An old saw states, "A person who defends himself has a fool for a lawyer." Along those lines and regardless of its size, a veteran who files a claim on his own is... well, you get the idea. To paraphrase another old saw, "All doctors are equal - it's just that some doctors are more equal than others." When it comes to filing a claim, any and every claim, (I know, I know, what is it that you're claiming and with whom are you filing - another story for another day - but read on, you'll get the "drift"), a veteran should seek the assistance of a Veteran Service Officer, hopefully accredited - they tend to be the "more equal" ones. The "best" way to find one is word-of-mouth. Barring that, it is good to know the process a VSO must go through in order to be, and in some cases remain, accredited.
Accredited By Whom
As in an "Accredited Veterans Service Officer," the term "accredited" has a specific meaning in VA and veteran service organization parlance. Title 38 CFR 14.629 (Huh? Yes, another story.... For the time being suffice it to say our laws-of-the-land (USC - US Code) have "written" about them regulations (CFR - Code / Codification of Federal Regulations) with which we all must comply) provides the general guidance. Accredited generally means the individual has been trained through a VA-approved course of instruction and sponsored by an organization that the VA recognizes (generally chartered by Congress). Furthermore, that the organization has forwarded documentation to the effect that they wish the individual to work on their behalf and that the individual has been properly trained.
Title 38 CFR 14.629 In Part... And Taking a Deep Breath
Title 38 (Pensions, Bonuses, And Veterans' Relief); Chapter I (Department Of Veterans Affairs); Part 14 (Legal Services, General Counsel, And Miscellaneous Claims); Sec. 14.629 (Requirements For Accreditation Of Service Organization Representatives; Agents; And Attorneys). States: Service Organization[s] ...shall file with the Office of the General Counsel for each person it desires accredited as a representative of that organization. In recommending a person, the organization shall certify that the designee: (1) Is of good character and reputation and has demonstrated an ability to represent claimants before the VA; (2) Is either a member in good standing or a paid employee of such organization working for it not less than 1,000 hours annually; and (3) Is not employed in any civil or military department or agency of the United States. Got that.
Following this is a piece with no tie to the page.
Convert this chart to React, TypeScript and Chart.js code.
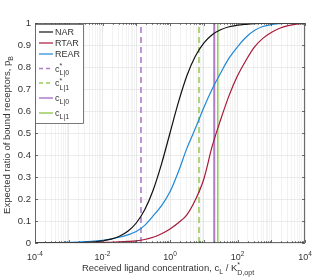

Beginning to see why you DO NOT want to represent yourself.
There Is Training and There Is TRAINING
A well-trained VSO is crucial for veterans applying for benefits from the VA. Many veteran service organizations have individuals that are certified by the VA to provide assistance. The 14 national Veteran Service Organizations that file the most disability claims are listed below. According to a recent survey, these VA-accredited VSOs vary in training and oversight as follows: (1) Accreditation training required; (2) Accreditation test required; (3) Continuing education required.
American Ex-Prisoners of War
: (1) No minimum requirement; provides 8-10 hours voluntary training annually; (2) No; (3) No.
: (1) Standards vary by local branch; offers 48 hours of optional training at national schools; (2) No; (3) One VSO per state must attend national training twice yearly.
: (1) 40 hrs one-on-one training for new VSOs; (2) Yes; (3) Yes - 26 hours annually.
Blinded Veterans Association
: (1) Yes - 70 to 80 hours; (2) Yes; (3) Yes - 70 to 80 hours annually.
Catholic War Veterans
: (1) No minimum requirement; (2) A few local branches may test; (3) No.
Disabled American Veterans
: (1) National VSOs: 16 months OJT training; computer-based training course qualifies for 10 college credit hours. State VSOs: Training varies; (2) Yes; (3) Yes.
Fleet Reserve Association
: (1) Varies; VSOs receive training through other veterans groups; (2) No; (3) No.
Jewish War Veterans
: (1) 32 hrs through the VA; (2) Yes; (3) Yes.
Marine Corps League
: No response to survey.
Military Order of the Purple Heart
: (1) 64 hrs; (2) Yes; (3) Yes.
Non-Commissioned Officers Assn.
: (1) Training varies; most VSOs employed by state or county agencies; (2) No; (3) Varies; VSOs working directly with group must have 11 hrs annually.
Paralyzed Veterans of America
: (1) 16 months OJT; (2) No; (4) Yes - 32 to 36 hours annually.
Veterans of Foreign Wars
: (1) 72 hrs of training during first year of accreditation; (2) No; (3) Yes.
Vietnam Veterans of America
: (1) Requires 40 hrs training for new VSOs, varies for others; (2) Yes; (3) One advanced course every two years.